Author: Hans Henning Ørberg

Description: Lingua Latina per se Illustrata: Familia Romana by Hans Henning Ørberg is a foundational textbook in the Lingua Latina series, designed to teach Latin through the Natural Method, an immersive approach that prioritizes thinking in Latin over translation. Published initially in 1955 as Lingua Latina secundum naturae rationem explicata and revised in 1990–91 under its current title, the book is entirely in Latin, using no non-Latin words except the author’s name. This method, developed during Ørberg’s time at the Naturmetodens Sproginstitut (1953–1961), aims to replicate natural language acquisition, making Latin accessible to learners without prior knowledge by introducing vocabulary and grammar contextually.
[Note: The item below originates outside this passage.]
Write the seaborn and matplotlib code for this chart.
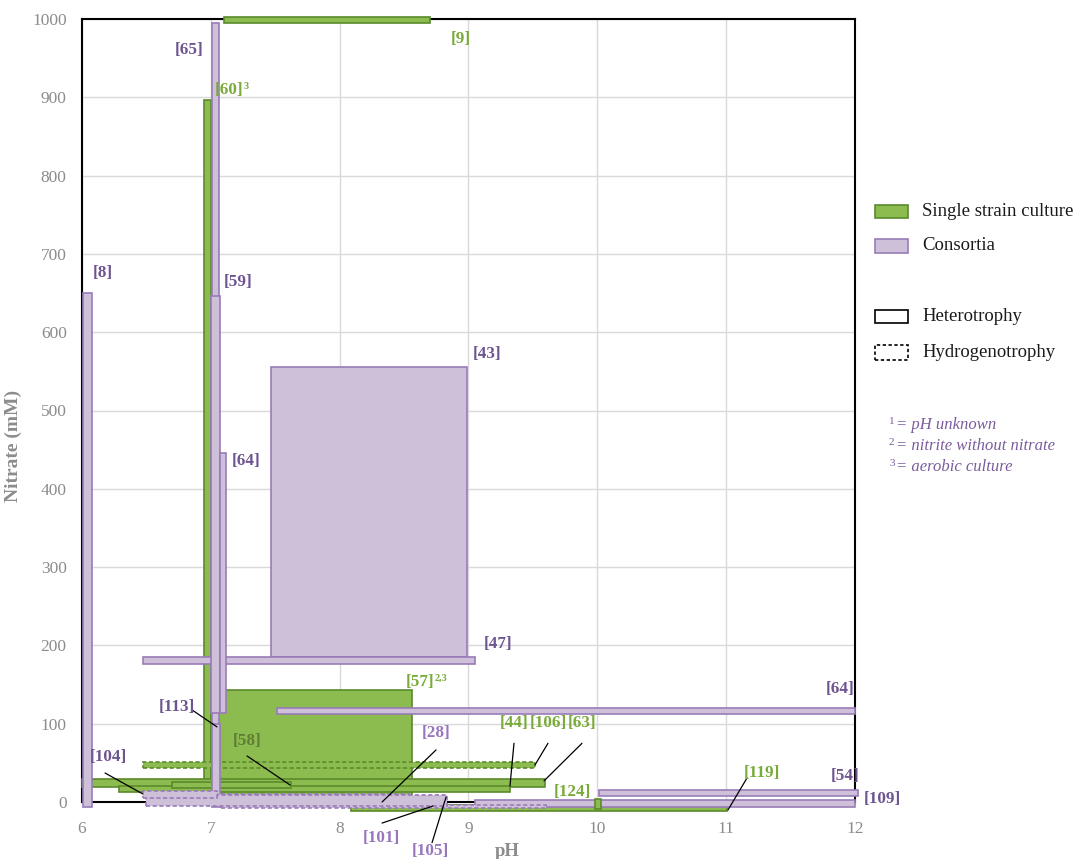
import numpy as np
import pandas as pd
import matplotlib
matplotlib.use("Agg")
import matplotlib.pyplot as plt
from matplotlib.patches import Rectangle
import seaborn as sns

# ---------------- data ----------------
refs       = ["[9]", "[60]", "[57]", "[119]", "[106]", "[63]", "[44]", "[58]",
              "[43]", "[47]", "[65]", "[59]", "[64]v", "[8]", "[113]", "[64]h",
              "[54]", "[109]", "[101]", "[28]", "[105]", "[104]", "[124]"]
culture    = ["single", "single", "single", "single", "single", "single", "single", "single",
              "consortia", "consortia", "consortia", "consortia", "consortia", "consortia",
              "consortia", "consortia", "consortia", "consortia", "consortia", "consortia",
              "consortia", "consortia", "single"]
metabolism = ["hetero", "hetero", "hetero", "hetero", "hydro", "hetero", "hetero", "hetero",
              "hetero", "hetero", "hetero", "hetero", "hetero", "hetero", "hetero", "hetero",
              "hetero", "hetero", "hydro", "hydro", "hydro", "hydro", "hetero"]
ph_low     = [7.10, 6.95, 7.00, 8.09, 6.47, 6.00, 6.29, 6.70,
              7.47, 6.47, 7.01, 7.00, 7.07, 6.01, 7.01, 7.51,
              10.01, 9.05, 7.08, 6.53, 6.50, 6.47, 9.98]
ph_high    = [8.70, 7.00, 8.56, 11.01, 9.52, 9.59, 9.32, 7.62,
              8.99, 9.05, 7.06, 7.07, 7.12, 6.08, 7.07, 12.00,
              12.02, 12.00, 9.60, 8.54, 8.83, 7.05, 10.03]
no3_low    = [995, 0, -4, -12, 43, 19, 13, 18,
              185, 176, 0, 114, 114, -6, -6, 112,
              8, -7, -8, -3, -5, 5, -9]
no3_high   = [1003, 896, 143, -4, 51, 29, 21, 25,
              555, 185, 995, 646, 446, 650, 99, 120,
              15, 2.5, -4, 10, 9, 14, 4]

label_text  = ["[9]", "[65]", "[60]", "[8]", "[59]", "[43]", "[64]", "[47]", "[57]",
               "[64]", "[113]", "[28]", "[44]", "[106]", "[63]", "[58]", "[104]",
               "[101]", "[105]", "[124]", "[119]", "[54]", "[109]"]
label_sup   = ["", "", "3", "", "", "", "", "", "2,3",
               "", "", "", "", "", "", "", "", "", "", "", "", "", ""]
label_tone  = ["g", "p", "g", "p", "p", "p", "p", "p", "g",
               "p", "p", "m", "g", "g", "g", "dg", "p",
               "m", "m", "g", "g", "p", "p"]
label_ph    = [8.94, 6.83, 7.14, 6.163, 7.211, 9.144, 7.273, 9.229, 8.624,
               11.884, 6.737, 8.748, 9.353, 9.617, 9.881, 7.281, 6.202,
               8.321, 8.701, 9.803, 11.278, 11.922, 12.21]
label_no3   = [974, 960, 909, 675, 664, 572, 435, 202, 153,
               144.5, 121.5, 88, 101, 101, 101, 78, 57.5,
               -46, -62, 12.8, 37, 33, 4]

# leader lines: (pH start, nitrate start, pH end, nitrate end)
lead_ph0  = [6.854, 8.748, 9.353, 9.617, 9.881, 7.281, 6.179, 8.329, 8.717, 11.162]
lead_no30 = [117.6, 66.5, 75, 75, 75, 58.8, 37, -26.9, -52, 30.7]
lead_ph1  = [7.048, 8.329, 9.322, 9.516, 9.586, 7.615, 6.473, 8.724, 8.826, 11.014]
lead_no31 = [95.9, 0, 20.5, 47.3, 26.9, 21.7, 10.2, -5.1, 6.4, -10.2]

x_ticks = [6, 7, 8, 9, 10, 11, 12]
y_ticks = [0, 100, 200, 300, 400, 500, 600, 700, 800, 900, 1000]

bars = pd.DataFrame({"ref": refs, "culture": culture, "metabolism": metabolism,
                     "ph_low": ph_low, "ph_high": ph_high,
                     "no3_low": no3_low, "no3_high": no3_high})

# ---------------- style ----------------
sns.set_theme(style="whitegrid")
plt.rcParams["font.family"] = ["Liberation Serif", "DejaVu Serif"]

GREEN_FILL, GREEN_EDGE = "#8cbb4f", "#5b8a2c"
PURP_FILL, PURP_EDGE = "#cfc0da", "#9a7bb9"
tone_col = {"g": "#7aab3a", "dg": "#5f7d34", "p": "#6e5490", "m": "#9776bd"}
GRAY = "#8c8c8c"

W, H = 1090, 859
fig = plt.figure(figsize=(W / 100, H / 100), dpi=100)
fig.patch.set_facecolor("white")
ax = fig.add_axes([82 / W, 1 - 802 / H, (855 - 82) / W, (802 - 19) / H])
ax.set_facecolor("white")

for i, r in bars.iterrows():
    single = r["culture"] == "single"
    ax.bar(r["ph_low"], r["no3_high"] - r["no3_low"], width=r["ph_high"] - r["ph_low"],
           bottom=r["no3_low"], align="edge",
           color=GREEN_FILL if single else PURP_FILL,
           edgecolor=GREEN_EDGE if single else PURP_EDGE,
           linewidth=1.2,
           linestyle=(0, (2.5, 1.5)) if r["metabolism"] == "hydro" else "-",
           clip_on=False, zorder=3 + i * 0.01)

ax.set_xlim(6, 12)
ax.set_ylim(0, 1000)
ax.set_xticks(x_ticks)
ax.set_yticks(y_ticks)
ax.grid(True, color="#d9d9d9", linewidth=1.0)
ax.set_axisbelow(True)
for s in ax.spines.values():
    s.set_visible(True)
    s.set_color("black")
    s.set_linewidth(1.5)
    s.set_zorder(2.5)
ax.tick_params(axis="both", length=0, colors=GRAY, labelsize=12.5)
ax.tick_params(axis="x", pad=14)
ax.tick_params(axis="y", pad=11)

ax.set_xlabel("pH", color=GRAY, fontsize=13.5, fontweight="bold")
ax.set_ylabel("Nitrate (mM)", color=GRAY, fontsize=14, fontweight="bold")
ax.xaxis.set_label_coords((507 - 82) / 773, (802 - 843) / 783)
ax.yaxis.set_label_coords((22 - 82) / 773, (802 - 446) / 783)

# leader lines
for a, b, c, d in zip(lead_ph0, lead_no30, lead_ph1, lead_no31):
    ax.plot([a, c], [b, d], color="black", linewidth=0.9, clip_on=False, zorder=10)

# reference labels
for t, s, tone, px, py in zip(label_text, label_sup, label_tone, label_ph, label_no3):
    txt = ax.text(px, py, t, color=tone_col[tone], fontsize=12.3, fontweight="bold",
                  ha="center", va="center", clip_on=False, zorder=11)
    if s:
        ax.annotate(s, xy=(1.0, 1.0), xycoords=txt, xytext=(0.5, 0),
                    textcoords="offset points", ha="left", va="top",
                    color=tone_col[tone], fontsize=7.5, fontweight="bold", zorder=11)

# ---------------- legend (drawn in figure pixels) ----------------
def fx(px):
    return px / W

def fy(py):
    return 1 - py / H

legend_items = [
    (205, 218, GREEN_FILL, GREEN_EDGE, "-", "Single strain culture"),
    (239, 253, PURP_FILL, PURP_EDGE, "-", "Consortia"),
    (310, 323, "white", "black", "-", "Heterotrophy"),
    (345, 360, "white", "black", (0, (2, 1.5)), "Hydrogenotrophy"),
]
for top, bot, fc, ec, ls, lab in legend_items:
    fig.add_artist(Rectangle((fx(875), fy(bot)), fx(908) - fx(875), fy(top) - fy(bot),
                             transform=fig.transFigure, facecolor=fc, edgecolor=ec,
                             linewidth=1.2, linestyle=ls))
    fig.text(fx(922), fy((top + bot) / 2), lab, fontsize=13.5, color="#1a1a1a",
             ha="left", va="center")

FOOT = "#7a5c9c"
notes = [("1", "= pH unknown", 425), ("2", "= nitrite without nitrate", 446),
         ("3", "= aerobic culture", 467)]
for sup, body, py in notes:
    fig.text(fx(889), fy(py - 4), sup, fontsize=8, color=FOOT, ha="left", va="center")
    fig.text(fx(896), fy(py), body, fontsize=12, color=FOOT, style="italic",
             ha="left", va="center")

fig.savefig("out.png", dpi=100)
Familia Romana, the first part of the series, consists of 35 chapters that narrate the daily life of a Roman family in the 2nd century A.D. The text begins with simple, paratactic sentences like “Rōma in Italiā est” (“Rome is in Italy”), allowing beginners to grasp meaning through context, illustrations, and marginal notes that explain new words using Latin synonyms, antonyms, or drawings. This inductive approach avoids reliance on dictionaries or translation, fostering intuitive understanding. As the chapters progress, the complexity increases, introducing hypotactic structures, new grammatical forms like the subjunctive, and expanded vocabulary, all while reinforcing earlier material to ensure retention. By the end, students read unadapted excerpts from classical poets like Catullus, Ovid, and Martial, as well as Donatus’s Ars Grammatica, a standard Latin text for centuries.